Rules and Public Administrators


Max Weber advances the theory that rules are very basic in the administration of duties. In this regard, Weber strictly advocates for the respect of authority and laid down procedures when undertaking given tasks. This kind of theory is easily applicable to the roles of public administrators because in the course of carrying out their duties, there are laid down rules and procedures that must be followed.

There are obviously specific advantages and disadvantages attributed to respecting authority and strictly adhering to laid down procedures (as advocated by Max Weber); but in the same light, there are also many disadvantages against the same. The question against this observation however lies in the context of undertaking duties for public administrators. This study seeks to answer this question by noting that public administrators should be given their own discretion when undertaking their duties. This point of view is however supported through an elaboration of the advantages and disadvantages associated with the adherence to rules and regulations

Advantages of Adherence of Rules

In many spheres, the adherence to rules has been used to protect the public against rogue officers in the public sector (Best-Practice, 2009, p. 3). This is the same principle that applies to public administrators because many of their subjects are sometimes subjected to poor services brought about by rogue officers.
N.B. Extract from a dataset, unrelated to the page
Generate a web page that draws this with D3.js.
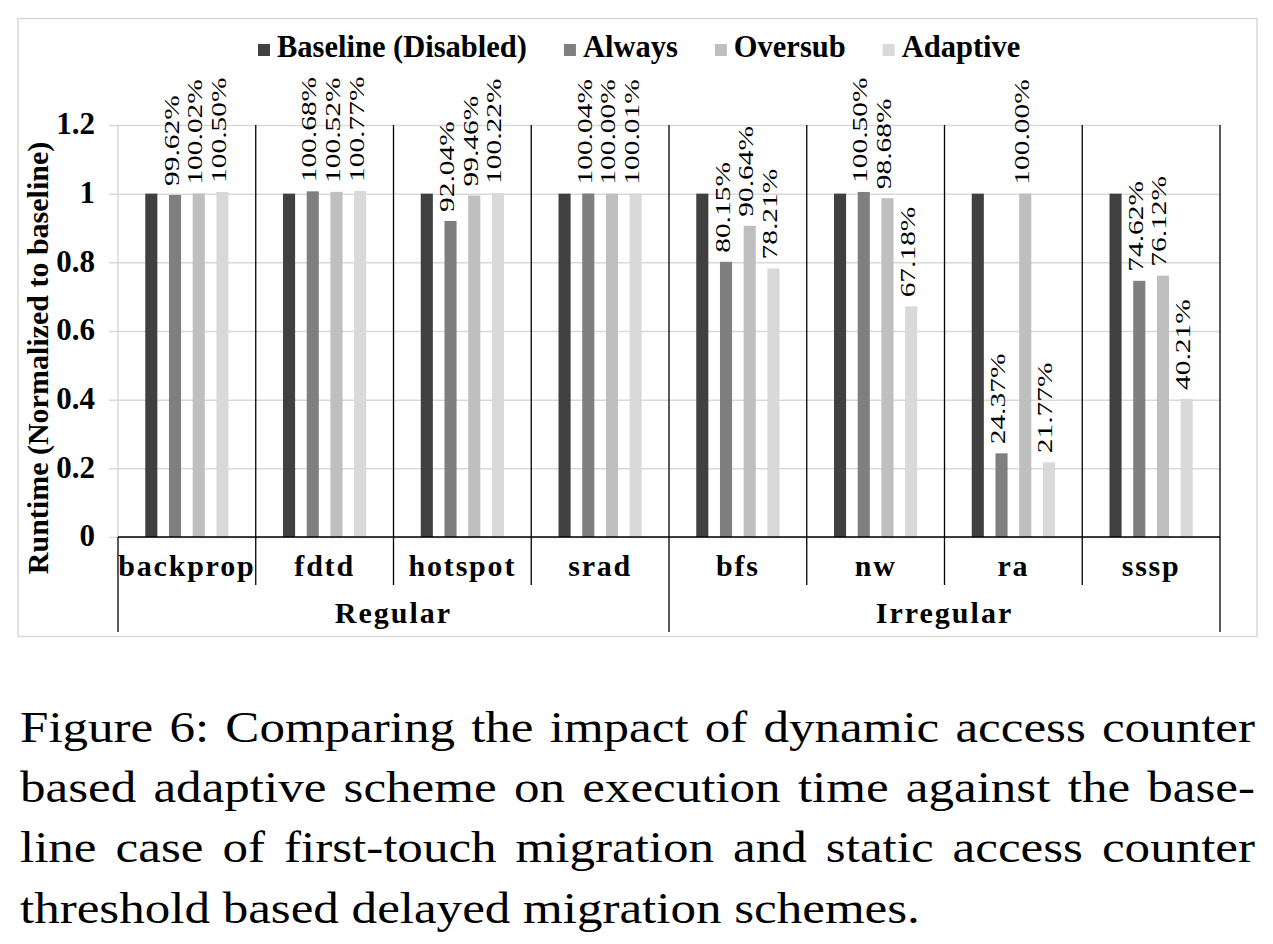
<!DOCTYPE html>
<html>
<head>
<meta charset="utf-8">
<script src="https://cdn.jsdelivr.net/npm/d3@7"></script>
<style>
  html, body { margin: 0; padding: 0; background: #fff; }
  svg { display: block; }
</style>
</head>
<body>
<svg id="chart" width="1273" height="944"></svg>
<script>
// ---- data ----
const categories = ["backprop", "fdtd", "hotspot", "srad", "bfs", "nw", "ra", "sssp"];
const groupOf = ["Regular", "Regular", "Regular", "Regular", "Irregular", "Irregular", "Irregular", "Irregular"];
const groups = ["Regular", "Irregular"];
const seriesNames = ["Baseline (Disabled)", "Always", "Oversub", "Adaptive"];
const baselineVals = [1, 1, 1, 1, 1, 1, 1, 1];
const alwaysVals   = [0.9962, 1.0068, 0.9204, 1.0004, 0.8015, 1.0050, 0.2437, 0.7462];
const oversubVals  = [1.0002, 1.0052, 0.9946, 1.0000, 0.9064, 0.9868, 1.0000, 0.7612];
const adaptiveVals = [1.0050, 1.0077, 1.0022, 1.0001, 0.7821, 0.6718, 0.2177, 0.4021];
const labelled = [false, true, true, true];
const yTicks = [0, 0.2, 0.4, 0.6, 0.8, 1, 1.2];
const colors = ["#404040", "#7f7f7f", "#bfbfbf", "#d9d9d9"];
const captionLines = [
  "Figure 6: Comparing the impact of dynamic access counter",
  "based adaptive scheme on execution time against the base-",
  "line case of first-touch migration and static access counter",
  "threshold based delayed migration schemes."
];

const seriesVals = [baselineVals, alwaysVals, oversubVals, adaptiveVals];
const FONT = '"Liberation Serif", Tinos, "Times New Roman", Times, serif';

const svg = d3.select("#chart").attr("font-family", FONT);
const L = 118, R = 1220, T = 125, B = 537;

// outer chart border
svg.append("rect").attr("x", 18).attr("y", 18.5).attr("width", 1239).attr("height", 618)
  .attr("fill", "#fff").attr("stroke", "#d9d9d9").attr("stroke-width", 1.5);

const y = d3.scaleLinear().domain([0, 1.2]).range([B, T]);
const x0 = d3.scaleBand().domain(categories).range([L, R]).padding(0);
const x1 = d3.scaleBand().domain(seriesNames).range([0, x0.bandwidth()])
  .paddingInner(0.49).paddingOuter(1.15);

// y axis with gridlines
const yAxis = d3.axisLeft(y).tickValues(yTicks).tickSize(-(R - 109)).tickPadding(14)
  .tickFormat(d => String(+d.toFixed(1)));
const ga = svg.append("g").attr("transform", "translate(109,0)").call(yAxis);
ga.attr("font-family", FONT).attr("font-size", null);
ga.select(".domain").remove();
ga.selectAll(".tick line").attr("stroke", "#d9d9d9").attr("stroke-width", 1.5);
ga.selectAll(".tick text").attr("fill", "#000").attr("font-size", 31).attr("font-weight", "bold")
  .attr("font-family", FONT).attr("dy", "0.28em");

// left gray vertical line (value axis line)
svg.append("line").attr("x1", L).attr("x2", L).attr("y1", T).attr("y2", B)
  .attr("stroke", "#d9d9d9").attr("stroke-width", 1.5);

// bars
const barData = [];
categories.forEach((c, i) => {
  seriesNames.forEach((s, j) => {
    barData.push({ cat: c, ser: s, j: j, v: seriesVals[j][i] });
  });
});
svg.append("g").selectAll("rect").data(barData).join("rect")
  .attr("x", d => x0(d.cat) + x1(d.ser))
  .attr("y", d => y(d.v))
  .attr("width", x1.bandwidth())
  .attr("height", d => y(0) - y(d.v))
  .attr("fill", d => colors[d.j]);

// value labels (rotated)
svg.append("g").selectAll("text").data(barData.filter(d => labelled[d.j])).join("text")
  .attr("transform", d => {
    const cx = x0(d.cat) + x1(d.ser) + x1.bandwidth() / 2 + 3.5;
    return `translate(${cx},${y(d.v) - 9}) rotate(-90) scale(1.37,1)`;
  })
  .attr("font-family", FONT)
  .attr("font-size", 21.5)
  .attr("fill", "#000")
  .text(d => (d.v * 100).toFixed(2) + "%");

// x axis line
svg.append("line").attr("x1", L).attr("x2", R).attr("y1", B).attr("y2", B)
  .attr("stroke", "#000").attr("stroke-width", 1.5);

// separators
categories.forEach((c, i) => {
  const xx = x0(c);
  if (i === 0) {
    svg.append("line").attr("x1", xx).attr("x2", xx).attr("y1", B).attr("y2", 632)
      .attr("stroke", "#000").attr("stroke-width", 1.3);
  } else {
    const isGroupEdge = groupOf[i] !== groupOf[i - 1];
    svg.append("line").attr("x1", xx).attr("x2", xx).attr("y1", T).attr("y2", isGroupEdge ? 632 : 585)
      .attr("stroke", "#000").attr("stroke-width", 1.3);
  }
});
svg.append("line").attr("x1", R).attr("x2", R).attr("y1", T).attr("y2", 632)
  .attr("stroke", "#000").attr("stroke-width", 1.3);

// category labels
svg.append("g").selectAll("text").data(categories).join("text")
  .attr("x", d => x0(d) + x0.bandwidth() / 2)
  .attr("y", 576)
  .attr("text-anchor", "middle")
  .attr("font-family", FONT)
  .attr("font-size", 30).attr("font-weight", "bold").attr("letter-spacing", "1.8px")
  .text(d => d);

// group labels
groups.forEach(g => {
  const cats = categories.filter((c, i) => groupOf[i] === g);
  const gx0 = x0(cats[0]);
  const gx1 = x0(cats[cats.length - 1]) + x0.bandwidth();
  svg.append("text").attr("x", (gx0 + gx1) / 2).attr("y", 623)
    .attr("text-anchor", "middle")
    .attr("font-family", FONT)
    .attr("font-size", 30).attr("font-weight", "bold").attr("letter-spacing", "2px")
    .text(g);
});

// y axis title
svg.append("text")
  .attr("transform", "translate(48,358) rotate(-90)")
  .attr("text-anchor", "middle")
  .attr("font-family", FONT)
  .attr("font-size", 30).attr("font-weight", "bold")
  .text("Runtime (Normalized to baseline)");

// legend
const leg = svg.append("g");
let lx = 258;
seriesNames.forEach((s, j) => {
  leg.append("rect").attr("x", lx).attr("y", 44).attr("width", 12).attr("height", 12).attr("fill", colors[j]);
  const t = leg.append("text").attr("x", lx + 19).attr("y", 57)
    .attr("font-family", FONT)
    .attr("font-size", 30.5).attr("font-weight", "bold").text(s);
  lx = lx + 19 + t.node().getComputedTextLength() + 37;
});

// caption (justified)
const capX0 = 20, capX1 = 1255, capSX = 1.16, capFS = 44;
const capBase = [741.5, 802, 862, 923];
captionLines.forEach((line, li) => {
  const g = svg.append("g").attr("transform", `translate(${capX0},${capBase[li]}) scale(${capSX},1)`);
  if (li === captionLines.length - 1) {
    g.append("text").attr("x", 0).attr("y", 0).attr("font-family", FONT).attr("font-size", capFS).text(line);
    return;
  }
  const words = line.split(" ");
  const nodes = words.map(w => g.append("text").attr("y", 0).attr("font-family", FONT).attr("font-size", capFS).text(w));
  const widths = nodes.map(n => n.node().getComputedTextLength());
  const avail = (capX1 - capX0) / capSX;
  const gap = (avail - d3.sum(widths)) / (words.length - 1);
  let cx = 0;
  nodes.forEach((n, k) => { n.attr("x", cx); cx += widths[k] + gap; });
});
</script>
</body>
</html>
Rules and procedures help to curtail such practices by protecting the public against such extreme situations.

Secondly, rules are synonymous to adherence to laid down standards (Best-Practice, 2009, p. 3). When perceived in the context of the service public administrators offer the public; rules and regulations help to ensure the quality of services offered to the public is acceptable and does not vary. In addition, in the course of offering basic services to citizens, public officers are bound to make mistakes from time to time. Rules help their superiors to detect such mistakes in good time and isolate them for future corrections (Best-Practice, 2009, p. 3).

Advantages of Discretion

One of the biggest disadvantages of being tied down to rules is the fact that rules heavily restrict creativity and uphold rigidity (Advameg, Inc., 2011). The world is a dynamic place and not many problems that public administrators face are normally encompassed in rules. For instance, there are many new issues which are brought about by technological development (like cyber crime) being evidenced in the world and not many laws cover new offences or services to be undertaken through technological means. When an officer is faced with such kind of situation, it is normally essential to be creative and use one’s own discretion instead of absconding to do the required duties (because there are no laid down procedures to carry out the given task).
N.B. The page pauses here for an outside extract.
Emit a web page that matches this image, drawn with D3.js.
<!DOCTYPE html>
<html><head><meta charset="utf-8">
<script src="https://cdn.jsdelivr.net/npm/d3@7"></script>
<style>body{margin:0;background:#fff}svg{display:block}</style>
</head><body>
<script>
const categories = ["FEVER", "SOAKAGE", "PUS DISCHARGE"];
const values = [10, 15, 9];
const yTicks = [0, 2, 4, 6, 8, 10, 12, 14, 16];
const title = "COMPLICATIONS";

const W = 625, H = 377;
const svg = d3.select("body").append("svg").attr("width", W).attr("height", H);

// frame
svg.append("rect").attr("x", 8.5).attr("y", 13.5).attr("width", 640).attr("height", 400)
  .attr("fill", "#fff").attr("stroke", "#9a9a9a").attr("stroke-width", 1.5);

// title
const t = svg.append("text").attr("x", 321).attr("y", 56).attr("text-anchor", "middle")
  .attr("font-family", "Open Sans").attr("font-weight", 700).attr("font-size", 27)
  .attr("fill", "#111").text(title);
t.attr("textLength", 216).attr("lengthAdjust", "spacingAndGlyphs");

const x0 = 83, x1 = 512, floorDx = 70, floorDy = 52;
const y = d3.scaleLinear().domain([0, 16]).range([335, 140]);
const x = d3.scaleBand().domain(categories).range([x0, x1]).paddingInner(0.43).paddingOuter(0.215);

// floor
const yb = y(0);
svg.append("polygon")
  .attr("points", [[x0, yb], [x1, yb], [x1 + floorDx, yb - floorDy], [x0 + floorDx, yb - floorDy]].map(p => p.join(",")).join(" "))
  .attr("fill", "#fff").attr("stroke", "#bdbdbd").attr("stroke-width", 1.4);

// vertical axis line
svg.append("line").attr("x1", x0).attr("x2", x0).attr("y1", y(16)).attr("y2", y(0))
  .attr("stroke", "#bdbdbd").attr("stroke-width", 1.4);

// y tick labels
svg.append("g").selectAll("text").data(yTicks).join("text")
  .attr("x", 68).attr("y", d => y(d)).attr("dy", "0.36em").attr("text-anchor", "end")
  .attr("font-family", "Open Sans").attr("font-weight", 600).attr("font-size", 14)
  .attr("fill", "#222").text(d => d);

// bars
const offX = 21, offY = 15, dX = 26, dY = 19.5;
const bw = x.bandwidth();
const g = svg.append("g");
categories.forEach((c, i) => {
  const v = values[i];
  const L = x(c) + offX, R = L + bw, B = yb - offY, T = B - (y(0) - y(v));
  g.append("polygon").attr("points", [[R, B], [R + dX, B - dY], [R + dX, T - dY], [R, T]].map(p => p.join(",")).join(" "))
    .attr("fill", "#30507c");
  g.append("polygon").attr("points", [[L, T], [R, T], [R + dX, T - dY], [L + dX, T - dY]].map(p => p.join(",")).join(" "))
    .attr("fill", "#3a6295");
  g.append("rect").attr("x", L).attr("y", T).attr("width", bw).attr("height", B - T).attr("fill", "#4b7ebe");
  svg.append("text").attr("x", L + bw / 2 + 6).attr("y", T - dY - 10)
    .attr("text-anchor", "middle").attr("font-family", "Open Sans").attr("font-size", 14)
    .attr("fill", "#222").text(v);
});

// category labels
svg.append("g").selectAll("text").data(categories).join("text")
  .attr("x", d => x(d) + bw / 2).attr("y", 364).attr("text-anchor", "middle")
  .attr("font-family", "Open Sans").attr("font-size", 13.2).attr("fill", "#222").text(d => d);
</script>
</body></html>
Public administrators are also often faced with complex issues that cannot be solved through laws and regulations. Sometimes some issues may be too complex, such that, solving them using existing laws would require a lot of bureaucracy, which ultimately leads to time wastage and inefficiencies. Personal discretion would be advisable here because public administrators can speed up their services through shorter means that can potentially mean going around certain laws. This would reduce time wastage and possibly increase the efficiency of their services.
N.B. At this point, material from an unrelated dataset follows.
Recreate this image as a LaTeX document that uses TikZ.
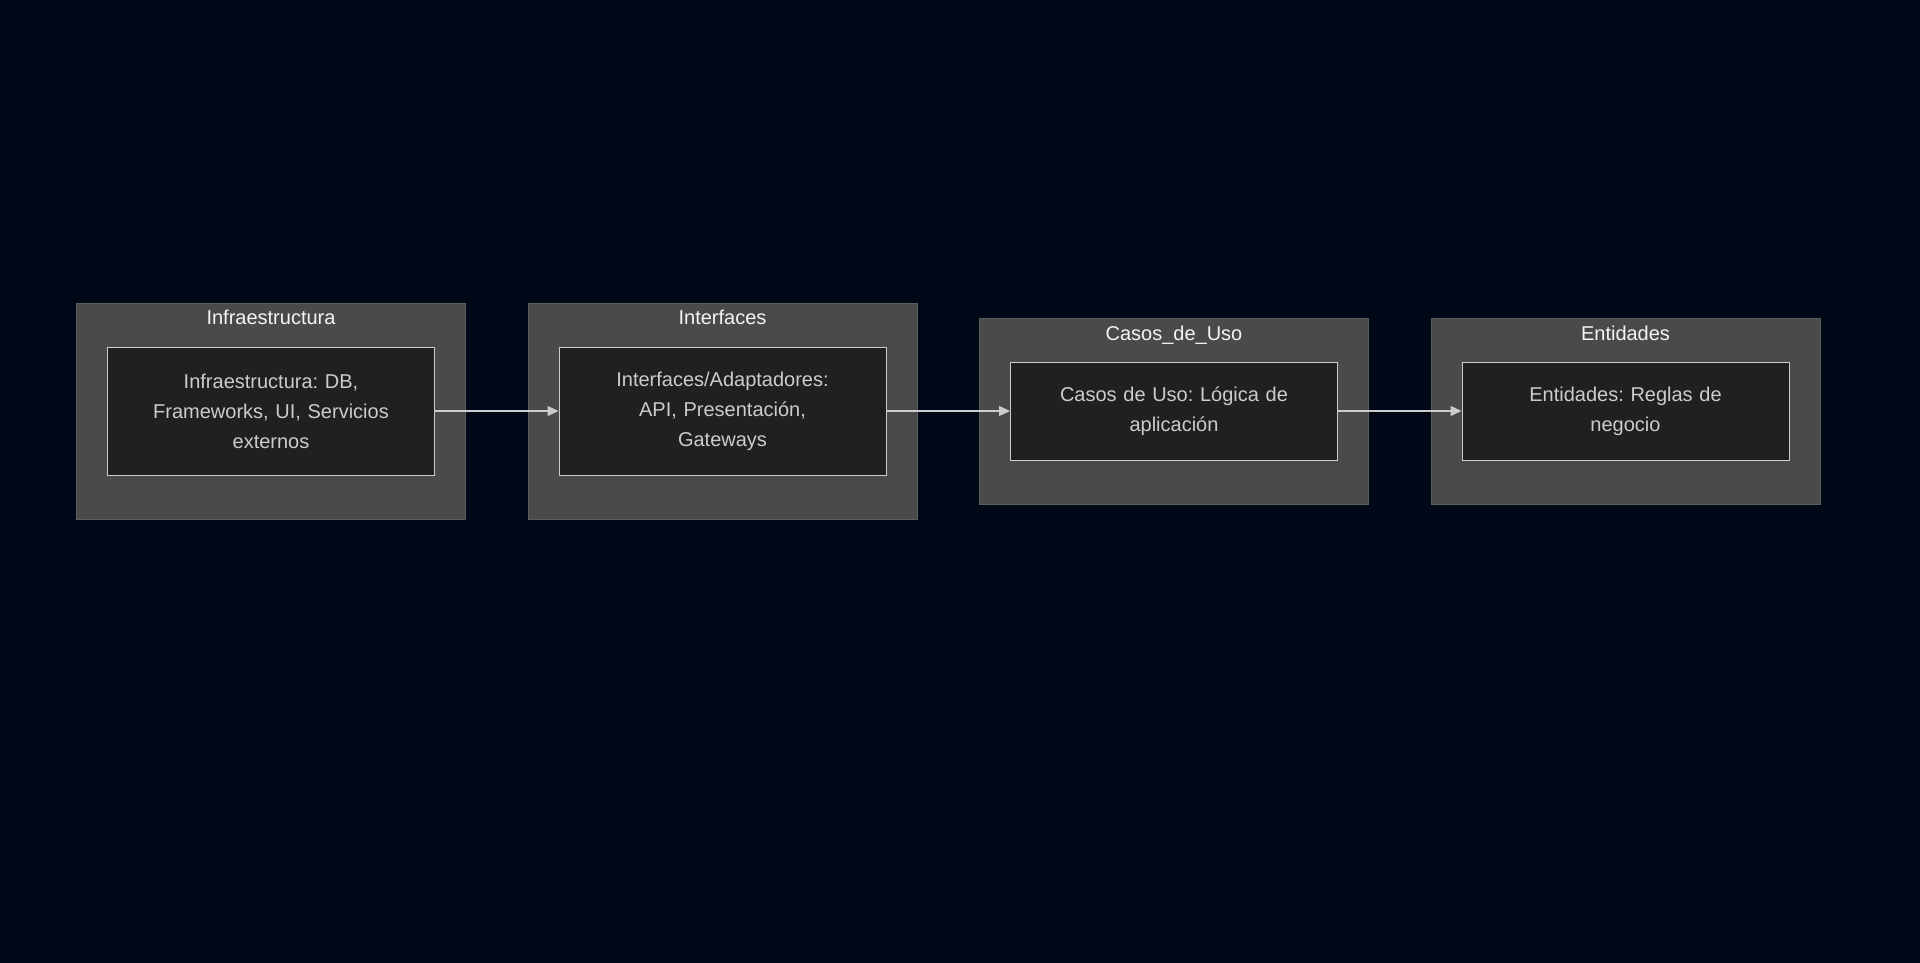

The theory of authority, rules, and regulations according to Max Weber is not essentially fruitful when analyzed in the context of the services public administrators have to offer. This is because public administrators are normally faced with complex situations in service provision that are also compounded by new issues that are not covered by existing rules and procedures. Flexibility therefore ought to be observed and discretion needs to be upheld to the public administrators’ for them to efficiently undertake their duties.


Advameg, Inc. (2011). Deregulation. Web.

Best-Practice. (2009). Financial Compliance. Web.